Exercise objective ▸
Write every entry out again exactly, please, and skip the pictures.

Available data ▸
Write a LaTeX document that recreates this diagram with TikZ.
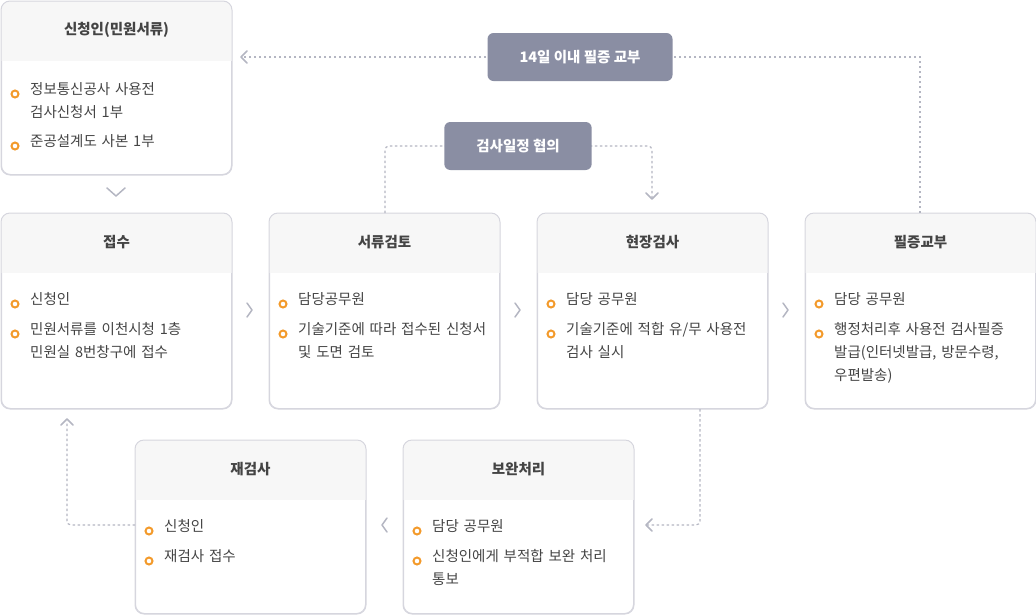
\documentclass[tikz,border=0pt]{standalone}
\usepackage{fontspec}
\setmainfont{Noto Sans CJK KR}
\usetikzlibrary{positioning,calc}
\definecolor{edgegray}{HTML}{D6D6DE}
\definecolor{headgray}{HTML}{F7F7F7}
\definecolor{pillgray}{HTML}{8A8EA3}
\definecolor{dotgray}{HTML}{B4B6C2}
\definecolor{ringorange}{HTML}{F39A2B}
\definecolor{txtgray}{HTML}{444444}
\tikzset{
  card/.style={draw=edgegray, line width=1pt, rounded corners=9pt, minimum width=230pt, minimum height=#1, inner sep=0pt},
  cardtitle/.style={font=\fontsize{14.5}{16}\selectfont\bfseries, text=txtgray},
  item/.style={anchor=north west, font=\fontsize{14.5}{23}\selectfont, text=txtgray, text width=195pt, inner sep=0pt, align=left},
  ring/.style={draw=ringorange, line width=2pt, circle, minimum size=7pt, inner sep=0pt},
  pill/.style={fill=pillgray, rounded corners=6pt, text=white, font=\fontsize{14.5}{16}\selectfont\bfseries, minimum height=48pt, inner xsep=32pt},
  dotline/.style={draw=dotgray, line width=1.2pt, dash pattern=on 2.5pt off 2.5pt},
  chev/.style={draw=dotgray, line width=1.5pt, line cap=round, line join=round},
}
% card: name, top-left x, y, height, title
\newcommand\stepcard[5]{%
  \node[card=#4, anchor=north west] (#1) at (#2,#3) {};
  \begin{scope}
    \clip[rounded corners=9pt] (#1.north west) rectangle (#1.south east);
    \fill[headgray] (#1.north west) rectangle ($(#1.north east)+(0,60)$);
  \end{scope}
  \draw[edgegray, line width=1pt, rounded corners=9pt] (#1.north west) rectangle (#1.south east);
  \node[cardtitle] (#1-t) at ($(#1.north)+(0,29)$) {#5};
}
% bullet item: card, offset from top, name, text
\newcommand\stepitem[4]{%
  \node[ring] at ($(#1.north west)+(14,#2)$) {};
  \node[item] (#3) at ($(#1.north west)+(29,#2-12)$) {#4};
}
\begin{document}
\begin{tikzpicture}[x=1pt,y=-1pt]
\useasboundingbox (0,0) rectangle (1036,614);
\stepcard{apply}{1}{1}{173pt}{신청인(민원서류)}
\stepitem{apply}{93}{apply-a}{정보통신공사 사용전\\검사신청서 1부}
\stepitem{apply}{145}{apply-b}{준공설계도 사본 1부}

\stepcard{recv}{1}{213}{195pt}{접수}
\stepitem{recv}{91}{recv-a}{신청인}
\stepitem{recv}{121}{recv-b}{민원서류를 이천시청 1층\\민원실 8번창구에 접수}

\stepcard{review}{269}{213}{195pt}{서류검토}
\stepitem{review}{91}{review-a}{담당공무원}
\stepitem{review}{121}{review-b}{기술기준에 따라 접수된 신청서\\및 도면 검토}

\stepcard{site}{537}{213}{195pt}{현장검사}
\stepitem{site}{91}{site-a}{담당 공무원}
\stepitem{site}{121}{site-b}{기술기준에 적합 유/무 사용전\\검사 실시}

\stepcard{issue}{805}{213}{195pt}{필증교부}
\stepitem{issue}{91}{issue-a}{담당 공무원}
\stepitem{issue}{121}{issue-b}{행정처리후 사용전 검사필증\\발급(인터넷발급, 방문수령,\\우편발송)}

\stepcard{fix}{403}{440}{173pt}{보완처리}
\stepitem{fix}{91}{fix-a}{담당 공무원}
\stepitem{fix}{121}{fix-b}{신청인에게 부적합 보완 처리\\통보}

\stepcard{recheck}{135}{440}{173pt}{재검사}
\stepitem{recheck}{91}{recheck-a}{신청인}
\stepitem{recheck}{121}{recheck-b}{재검사 접수}

% dotted returns
\coordinate (p1) at (920,57);
\coordinate (p2) at (243,57);
\draw[dotline] (issue.north -| p1) -- (p1) -- (p2);
\node[pill] (cert) at (580,57) {14일 이내 필증 교부};
\coordinate (q1) at (385,146);
\coordinate (q2) at (652,146);
\draw[dotline, rounded corners=4pt] (review.north -| q1) -- (q1) -- (q2) -- (652,200);
\node[pill] (sched) at (518,146) {검사일정 협의};
\coordinate (r1) at (700,525);
\draw[dotline, rounded corners=4pt] (site.south -| r1) -- (r1) -- (646,525);
\coordinate (s1) at (67,525);
\draw[dotline, rounded corners=4pt] (recheck.west |- s1) -- (s1) -- (67,421);

% chevrons
\draw[chev] (247,51) -- (241,57) -- (247,63);
\draw[chev] (646,193) -- (652,199) -- (658,193);
\draw[chev] (652,519) -- (646,525) -- (652,531);
\draw[chev] (61,425) -- (67,419) -- (73,425);
\draw[chev] (107,188) -- (116,196) -- (125,188);
\foreach \cx in {247,515,783}
  \draw[chev] (\cx,303) -- (\cx+5,310) -- (\cx,317);
\draw[chev] (387,518) -- (382,525) -- (387,532);
\end{tikzpicture}
\end{document}
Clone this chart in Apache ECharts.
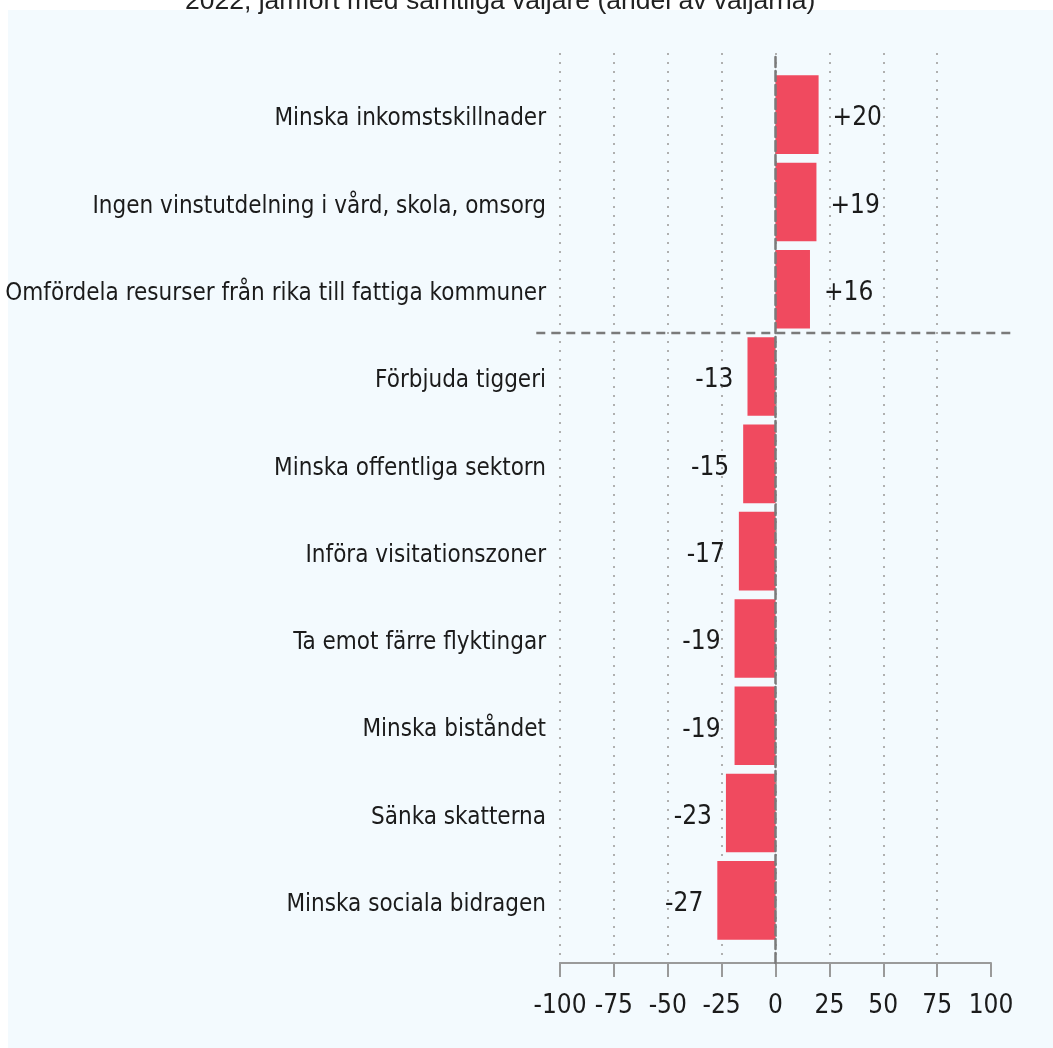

Expected answer ▸
Write a LaTeX document that recreates this diagram with TikZ.
\documentclass[tikz,border=0pt]{standalone}
\usepackage{fontspec}
\setmainfont{Noto Sans CJK KR}
\usetikzlibrary{positioning,calc}
\definecolor{edgegray}{HTML}{D6D6DE}
\definecolor{headgray}{HTML}{F7F7F7}
\definecolor{pillgray}{HTML}{8A8EA3}
\definecolor{dotgray}{HTML}{B4B6C2}
\definecolor{ringorange}{HTML}{F39A2B}
\definecolor{txtgray}{HTML}{444444}
\tikzset{
  card/.style={draw=edgegray, line width=1pt, rounded corners=9pt, minimum width=230pt, minimum height=#1, inner sep=0pt},
  cardtitle/.style={font=\fontsize{14.5}{16}\selectfont\bfseries, text=txtgray},
  item/.style={anchor=north west, font=\fontsize{14.5}{23}\selectfont, text=txtgray, text width=195pt, inner sep=0pt, align=left},
  ring/.style={draw=ringorange, line width=2pt, circle, minimum size=7pt, inner sep=0pt},
  pill/.style={fill=pillgray, rounded corners=6pt, text=white, font=\fontsize{14.5}{16}\selectfont\bfseries, minimum height=48pt, inner xsep=32pt},
  dotline/.style={draw=dotgray, line width=1.2pt, dash pattern=on 2.5pt off 2.5pt},
  chev/.style={draw=dotgray, line width=1.5pt, line cap=round, line join=round},
}
% card: name, top-left x, y, height, title
\newcommand\stepcard[5]{%
  \node[card=#4, anchor=north west] (#1) at (#2,#3) {};
  \begin{scope}
    \clip[rounded corners=9pt] (#1.north west) rectangle (#1.south east);
    \fill[headgray] (#1.north west) rectangle ($(#1.north east)+(0,60)$);
  \end{scope}
  \draw[edgegray, line width=1pt, rounded corners=9pt] (#1.north west) rectangle (#1.south east);
  \node[cardtitle] (#1-t) at ($(#1.north)+(0,29)$) {#5};
}
% bullet item: card, offset from top, name, text
\newcommand\stepitem[4]{%
  \node[ring] at ($(#1.north west)+(14,#2)$) {};
  \node[item] (#3) at ($(#1.north west)+(29,#2-12)$) {#4};
}
\begin{document}
\begin{tikzpicture}[x=1pt,y=-1pt]
\useasboundingbox (0,0) rectangle (1036,614);
\stepcard{apply}{1}{1}{173pt}{신청인(민원서류)}
\stepitem{apply}{93}{apply-a}{정보통신공사 사용전\\검사신청서 1부}
\stepitem{apply}{145}{apply-b}{준공설계도 사본 1부}

\stepcard{recv}{1}{213}{195pt}{접수}
\stepitem{recv}{91}{recv-a}{신청인}
\stepitem{recv}{121}{recv-b}{민원서류를 이천시청 1층\\민원실 8번창구에 접수}

\stepcard{review}{269}{213}{195pt}{서류검토}
\stepitem{review}{91}{review-a}{담당공무원}
\stepitem{review}{121}{review-b}{기술기준에 따라 접수된 신청서\\및 도면 검토}

\stepcard{site}{537}{213}{195pt}{현장검사}
\stepitem{site}{91}{site-a}{담당 공무원}
\stepitem{site}{121}{site-b}{기술기준에 적합 유/무 사용전\\검사 실시}

\stepcard{issue}{805}{213}{195pt}{필증교부}
\stepitem{issue}{91}{issue-a}{담당 공무원}
\stepitem{issue}{121}{issue-b}{행정처리후 사용전 검사필증\\발급(인터넷발급, 방문수령,\\우편발송)}

\stepcard{fix}{403}{440}{173pt}{보완처리}
\stepitem{fix}{91}{fix-a}{담당 공무원}
\stepitem{fix}{121}{fix-b}{신청인에게 부적합 보완 처리\\통보}

\stepcard{recheck}{135}{440}{173pt}{재검사}
\stepitem{recheck}{91}{recheck-a}{신청인}
\stepitem{recheck}{121}{recheck-b}{재검사 접수}

% dotted returns
\coordinate (p1) at (920,57);
\coordinate (p2) at (243,57);
\draw[dotline] (issue.north -| p1) -- (p1) -- (p2);
\node[pill] (cert) at (580,57) {14일 이내 필증 교부};
\coordinate (q1) at (385,146);
\coordinate (q2) at (652,146);
\draw[dotline, rounded corners=4pt] (review.north -| q1) -- (q1) -- (q2) -- (652,200);
\node[pill] (sched) at (518,146) {검사일정 협의};
\coordinate (r1) at (700,525);
\draw[dotline, rounded corners=4pt] (site.south -| r1) -- (r1) -- (646,525);
\coordinate (s1) at (67,525);
\draw[dotline, rounded corners=4pt] (recheck.west |- s1) -- (s1) -- (67,421);

% chevrons
\draw[chev] (247,51) -- (241,57) -- (247,63);
\draw[chev] (646,193) -- (652,199) -- (658,193);
\draw[chev] (652,519) -- (646,525) -- (652,531);
\draw[chev] (61,425) -- (67,419) -- (73,425);
\draw[chev] (107,188) -- (116,196) -- (125,188);
\foreach \cx in {247,515,783}
  \draw[chev] (\cx,303) -- (\cx+5,310) -- (\cx,317);
\draw[chev] (387,518) -- (382,525) -- (387,532);
\end{tikzpicture}
\end{document}
Clone this chart in Apache ECharts.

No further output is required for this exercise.